Внезапно в рядах собравшихся воинов начался шум. Все, кто стоял по обеим сторонам от итакийцев, шагнули назад, словно члены отряда Одиссея оказались чем-то заражены. Люди смотрели на них с яростью в глазах, некоторые выкрикивали оскорбления за то, что обесчестили всех собравшихся. Само преступление даже не могло сравниться с тенью позора, который коснулся их всех.
Тем временем люди Одиссея судорожно проверяли одежду в поисках сухих цветков, которые каждый носил, как значок. Найдя их, к своему облегчению, воины начинали оглядываться на своих товарищей, пытаясь узнать, у кого отсутствует цветок.

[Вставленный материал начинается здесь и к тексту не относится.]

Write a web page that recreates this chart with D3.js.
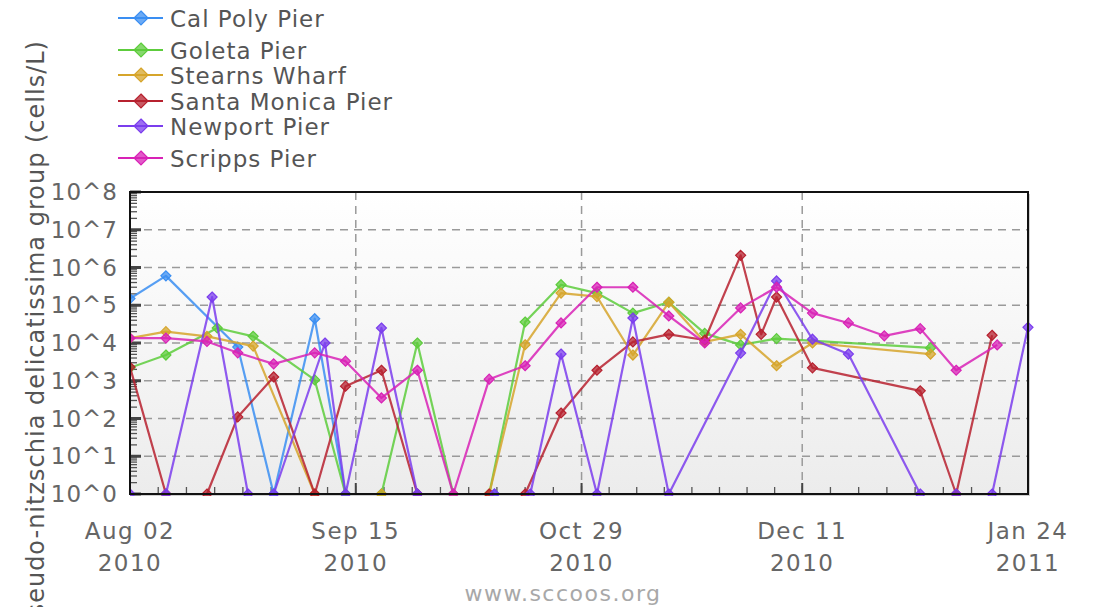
<!DOCTYPE html>
<html>
<head>
<meta charset="utf-8">
<script src="https://cdn.jsdelivr.net/npm/d3@7"></script>
<style>
  body { margin: 0; background: #fff; }
  svg { display: block; font-family: "DejaVu Sans", sans-serif; }
</style>
</head>
<body>
<script>
// station names and colours
var stations = ["Cal Poly Pier", "Goleta Pier", "Stearns Wharf", "Santa Monica Pier", "Newport Pier", "Scripps Pier"];
var colors = ["#3a8ef2", "#5dcc3c", "#d6a52b", "#b7212f", "#7b3ded", "#d822b6"];

// cells/L per sample date (0 = none found, drawn on the 10^0 line)
var calPoly = [["2010-08-02",1.5e5],["2010-08-09",6e5],["2010-08-23",7.8e3],["2010-08-30",0],["2010-09-07",4.4e4],
  ["2010-09-13",0],["2010-09-20",0],["2010-09-27",0],["2010-10-12",0]];
var goleta = [["2010-08-02",2.2e3],["2010-08-09",4.8e3],["2010-08-19",2.5e4],["2010-08-26",1.5e4],["2010-09-07",1.05e3],
  ["2010-09-13",0],["2010-09-20",0],["2010-09-27",1e4],["2010-10-04",0],["2010-10-11",0],["2010-10-18",3.6e4],
  ["2010-10-25",3.5e5],["2010-11-01",2.1e5],["2010-11-08",6.2e4],["2010-11-15",1.2e5],["2010-11-22",1.8e4],
  ["2010-11-29",8.9e3],["2010-12-06",1.3e4],["2011-01-05",7.4e3]];
var stearns = [["2010-08-02",1.35e4],["2010-08-09",2e4],["2010-08-17",1.5e4],["2010-08-26",8.3e3],["2010-09-07",0],
  ["2010-09-20",0],["2010-10-11",0],["2010-10-18",9e3],["2010-10-25",2.1e5],["2010-11-01",1.7e5],["2010-11-08",4.8e3],
  ["2010-11-15",1.2e5],["2010-11-22",1.07e4],["2010-11-29",1.7e4],["2010-12-06",2.5e3],["2010-12-13",1e4],["2011-01-05",5.1e3]];
var santaMonica = [["2010-08-02",2.3e3],["2010-08-09",0],["2010-08-17",0],["2010-08-23",1.1e2],["2010-08-30",1.26e3],
  ["2010-09-07",0],["2010-09-13",7.2e2],["2010-09-20",1.9e3],["2010-09-27",0],["2010-10-11",0],["2010-10-18",0],
  ["2010-10-25",1.4e2],["2010-11-01",1.9e3],["2010-11-08",1.07e4],["2010-11-15",1.7e4],["2010-11-22",1.2e4],
  ["2010-11-29",2.1e6],["2010-12-03",1.7e4],["2010-12-06",1.65e5],["2010-12-13",2.2e3],["2011-01-03",5.4e2],
  ["2011-01-10",0],["2011-01-17",1.6e4]];
var newport = [["2010-08-02",0],["2010-08-09",0],["2010-08-18",1.65e5],["2010-08-25",0],["2010-08-30",0],["2010-09-09",1e4],
  ["2010-09-13",0],["2010-09-20",2.5e4],["2010-09-27",0],["2010-10-12",0],["2010-10-19",0],["2010-10-25",5.1e3],
  ["2010-11-01",0],["2010-11-08",4.6e4],["2010-11-15",0],["2010-11-29",5.4e3],["2010-12-06",4.4e5],["2010-12-13",1.26e4],
  ["2010-12-20",5.1e3],["2011-01-03",0],["2011-01-10",0],["2011-01-17",0],["2011-01-24",2.6e4]];
var scripps = [["2010-08-02",1.35e4],["2010-08-09",1.35e4],["2010-08-17",1.1e4],["2010-08-23",5.5e3],["2010-08-30",2.8e3],
  ["2010-09-07",5.5e3],["2010-09-13",3.3e3],["2010-09-20",3.5e2],["2010-09-27",1.9e3],["2010-10-04",0],["2010-10-11",1.1e3],
  ["2010-10-18",2.5e3],["2010-10-25",3.4e4],["2010-11-01",3e5],["2010-11-08",3e5],["2010-11-15",5.2e4],["2010-11-22",1e4],
  ["2010-11-29",8.5e4],["2010-12-06",3e5],["2010-12-13",6.2e4],["2010-12-20",3.4e4],["2010-12-27",1.55e4],
  ["2011-01-03",2.4e4],["2011-01-10",1.9e3],["2011-01-18",8.9e3]];

// axis ticks
var xTickDates = ["2010-08-02", "2010-09-15", "2010-10-29", "2010-12-11", "2011-01-24"];
var xTickLabels = [["Aug 02","2010"], ["Sep 15","2010"], ["Oct 29","2010"], ["Dec 11","2010"], ["Jan 24","2011"]];
var yTickValues = [1, 1e1, 1e2, 1e3, 1e4, 1e5, 1e6, 1e7, 1e8];
var yTickLabels = ["10^0", "10^1", "10^2", "10^3", "10^4", "10^5", "10^6", "10^7", "10^8"];

window.onload = drawChart();

function drawChart(){
    var width = 1098,
        height = 607;
    var left = 130, right = 1028, top = 192, bottom = 494;

    var parse = d3.utcParse("%Y-%m-%d");
    var allSeries = [calPoly, goleta, stearns, santaMonica, newport, scripps];

    var svg = d3.select("body")
        .append("svg")
        .attr("width", width)
        .attr("height", height);

    var x = d3.scaleUtc()
        .domain([parse(xTickDates[0]), parse(xTickDates[xTickDates.length - 1])])
        .range([left, right]);

    var y = d3.scaleLog()
        .domain([1, 1e8])
        .range([bottom, top]);

    var defs = svg.append("defs");
    var grad = defs.append("linearGradient")
        .attr("id", "bg")
        .attr("x1", 0).attr("y1", 0).attr("x2", 0).attr("y2", 1);
    grad.append("stop").attr("offset", "0%").attr("stop-color", "#ffffff");
    grad.append("stop").attr("offset", "100%").attr("stop-color", "#ececec");

    defs.append("clipPath").attr("id", "plotclip")
        .append("rect")
        .attr("x", left).attr("y", top - 6)
        .attr("width", right - left + 6).attr("height", bottom - top + 8);

    //shadow + background
    svg.append("rect")
        .attr("x", left + 2).attr("y", top + 2)
        .attr("width", right - left).attr("height", bottom - top)
        .attr("fill", "#d0d0d0");
    svg.append("rect")
        .attr("x", left).attr("y", top)
        .attr("width", right - left).attr("height", bottom - top)
        .attr("fill", "url(#bg)");

    //horizontal grid
    svg.selectAll(".hgrid")
        .data(yTickValues.slice(1, -1))
        .enter()
        .append("line")
        .attr("x1", left).attr("x2", right)
        .attr("y1", function(d){ return y(d); })
        .attr("y2", function(d){ return y(d); })
        .attr("stroke", "#9a9a9a")
        .attr("stroke-width", 1.5)
        .attr("stroke-dasharray", "8,6");

    //vertical grid
    svg.selectAll(".vgrid")
        .data(xTickDates.slice(1, -1))
        .enter()
        .append("line")
        .attr("x1", function(d){ return x(parse(d)); })
        .attr("x2", function(d){ return x(parse(d)); })
        .attr("y1", top).attr("y2", bottom)
        .attr("stroke", "#9a9a9a")
        .attr("stroke-width", 1.5)
        .attr("stroke-dasharray", "8,6");

    //y minor + major ticks on the left edge
    var yMinor = [];
    for (var e = 0; e < 8; e++) {
        for (var m = 2; m <= 9; m++) yMinor.push(m * Math.pow(10, e));
    }
    svg.selectAll(".yminor")
        .data(yMinor)
        .enter()
        .append("line")
        .attr("x1", left).attr("x2", left + 7)
        .attr("y1", function(d){ return y(d); })
        .attr("y2", function(d){ return y(d); })
        .attr("stroke", "#555")
        .attr("stroke-width", 1.3);
    svg.selectAll(".ymajor")
        .data(yTickValues)
        .enter()
        .append("line")
        .attr("x1", left).attr("x2", left + 11)
        .attr("y1", function(d){ return y(d); })
        .attr("y2", function(d){ return y(d); })
        .attr("stroke", "#444")
        .attr("stroke-width", 3);

    //x minor ticks: 8 per interval
    var xMinor = [];
    for (var i = 0; i < xTickDates.length - 1; i++) {
        var a = parse(xTickDates[i]).getTime(), b = parse(xTickDates[i + 1]).getTime();
        for (var k = 1; k < 8; k++) xMinor.push(new Date(a + (b - a) * k / 8));
    }
    svg.selectAll(".xminor")
        .data(xMinor)
        .enter()
        .append("line")
        .attr("x1", function(d){ return x(d); })
        .attr("x2", function(d){ return x(d); })
        .attr("y1", bottom).attr("y2", bottom - 7)
        .attr("stroke", "#555")
        .attr("stroke-width", 1.3);
    svg.selectAll(".xmajor")
        .data(xTickDates)
        .enter()
        .append("line")
        .attr("x1", function(d){ return x(parse(d)); })
        .attr("x2", function(d){ return x(parse(d)); })
        .attr("y1", bottom).attr("y2", bottom - 11)
        .attr("stroke", "#444")
        .attr("stroke-width", 2);

    //series lines and markers
    var line = d3.line()
        .x(function(d){ return x(parse(d[0])); })
        .y(function(d){ return y(Math.max(1, d[1])); });

    var diamond = function(s){ return "M0," + (-s) + "L" + s + ",0L0," + s + "L" + (-s) + ",0Z"; };

    var plot = svg.append("g").attr("clip-path", "url(#plotclip)");

    allSeries.forEach(function(series, si){
        plot.append("path")
            .datum(series)
            .attr("d", line)
            .attr("fill", "none")
            .attr("stroke", colors[si])
            .attr("stroke-width", 2.2)
            .attr("stroke-opacity", 0.85)
            .attr("stroke-linejoin", "round");

        plot.selectAll(".pt" + si)
            .data(series)
            .enter()
            .append("path")
            .attr("d", diamond(5))
            .attr("transform", function(d){ return "translate(" + x(parse(d[0])) + "," + y(Math.max(1, d[1])) + ")"; })
            .attr("fill", colors[si])
            .attr("fill-opacity", 0.75)
            .attr("stroke", colors[si])
            .attr("stroke-width", 1.2);
    });

    //frame
    svg.append("rect")
        .attr("x", left).attr("y", top)
        .attr("width", right - left).attr("height", bottom - top)
        .attr("fill", "none")
        .attr("stroke", "#111")
        .attr("stroke-width", 2);

    //y tick labels
    svg.selectAll(".ylab")
        .data(yTickValues)
        .enter()
        .append("text")
        .attr("x", 118)
        .attr("y", function(d){ return y(d) + 8; })
        .attr("text-anchor", "end")
        .attr("font-size", 23)
        .attr("letter-spacing", 1)
        .attr("fill", "#666")
        .text(function(d, i){ return yTickLabels[i]; });

    //x tick labels
    var xl = svg.selectAll(".xlab")
        .data(xTickDates)
        .enter()
        .append("text")
        .attr("text-anchor", "middle")
        .attr("font-size", 23)
        .attr("letter-spacing", 1.5)
        .attr("fill", "#666");
    xl.append("tspan")
        .attr("x", function(d){ return x(parse(d)); })
        .attr("y", 539)
        .text(function(d, i){ return xTickLabels[i][0]; });
    xl.append("tspan")
        .attr("x", function(d){ return x(parse(d)); })
        .attr("y", 571)
        .text(function(d, i){ return xTickLabels[i][1]; });

    //y axis title (runs off the bottom like the original)
    svg.append("text")
        .attr("transform", "translate(44,40) rotate(-90)")
        .attr("text-anchor", "end")
        .attr("font-size", 24)
        .attr("letter-spacing", 1)
        .attr("fill", "#555")
        .text("Pseudo-nitzschia delicatissima group (cells/L)");

    //credit
    svg.append("text")
        .attr("x", 563).attr("y", 601)
        .attr("text-anchor", "middle")
        .attr("font-size", 22)
        .attr("letter-spacing", 1.5)
        .attr("fill", "#a8a8a8")
        .text("www.sccoos.org");

    //legend
    var legendY = [18, 50, 75, 101, 126, 158];
    var leg = svg.selectAll(".legend")
        .data(stations)
        .enter()
        .append("g")
        .attr("transform", function(d, i){ return "translate(141," + legendY[i] + ")"; });
    leg.append("line")
        .attr("x1", -23).attr("x2", 22)
        .attr("stroke", function(d, i){ return colors[i]; })
        .attr("stroke-width", 2);
    leg.append("path")
        .attr("d", diamond(7))
        .attr("fill", function(d, i){ return colors[i]; })
        .attr("fill-opacity", 0.75)
        .attr("stroke", function(d, i){ return colors[i]; })
        .attr("stroke-width", 1.2);
    leg.append("text")
        .attr("x", 29)
        .attr("y", 8.5)
        .attr("font-size", 23)
        .attr("letter-spacing", 1)
        .attr("fill", "#555")
        .text(function(d){ return d; });
};
</script>
</body>
</html>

Эперит почувствовал уверенность, найдя собственную розовую орхидею все еще заткнутой за пояс. Но затем дурное предчувствие заставило его взглянуть на сына Лаэрта, который все еще смотрел на Тиндарея. Царевич пока не пошевелился, хотя юноша видел, что могучий вождь отряда как-то странно колеблется, будто собирается шагнуть вперед, но его сдерживает некая мощная сила.
И страхи молодого воина подтвердились: цветок, который царевич обычно носил с гордостью, отсутствовал.
Первой реакцией Эперита были растерянность и болезненный ужас. Он не мог поверить, что Одиссей атаковал Пенелопу, хотя глаза и сердце подсказывали ему, что это так. Но даже и теперь юноша верил в друга, в то, что тот не опустился бы до насилия. Он знал, что Одиссей не мог принести зла царевне. Но это не спасет итакийского вождя от публичной казни за преступление. Но хуже смерти окажется бесчестие, которое уничтожит его имя. Для воина подобное наказание выглядело немыслимым.
Эперит пришел в ужас.
Затем он вспомнил о своем долге чести перед Одиссеем. Царевич являлся великим воином, а юноша считал его самым лучшим человеком, которого когда-либо встречал. Он смог привязаться к нему и знал, что не сможет перенести ни его позор, ни его убийство.
Поэтому, когда Одиссей сделал шаг вперед к Тиндарею, Эперит схватил его большую руку и вложил в нее свой собственный цветок розовой орхидеи, а затем вышел вперед, чтобы принять наказание за друга.
Глава 22 Казнь
— Я — тот человек, которого вы ищите, — сказал Эперит и распахнул плащ, чтобы все увидели отсутствие знака принадлежности к Итаке. — Я потерял цветок в комнате Пенелопы вчера ночью.
Из толпы воинов послышались оскорбительные крики. Агамемнон и Тиндарей посмотрели на юношу с презрением, даже его товарищи отступили на шаг назад, когда Икарий целенаправленно направился к нему. Эперит знал, что ему придется, не жалуясь, принять на себя ненависть царя, а также публичную казнь и бесчестье, которое к ней приложится. Это были последствия его жертвы. Смерть не пугала молодого воина, но позор, который запятнает его имя, казался хуже, чем сотня смертей. Но ему, сыну предателя, следовало знать, что боги не выберут его для славы. Пифия солгала, проклятие его отца перешло на него.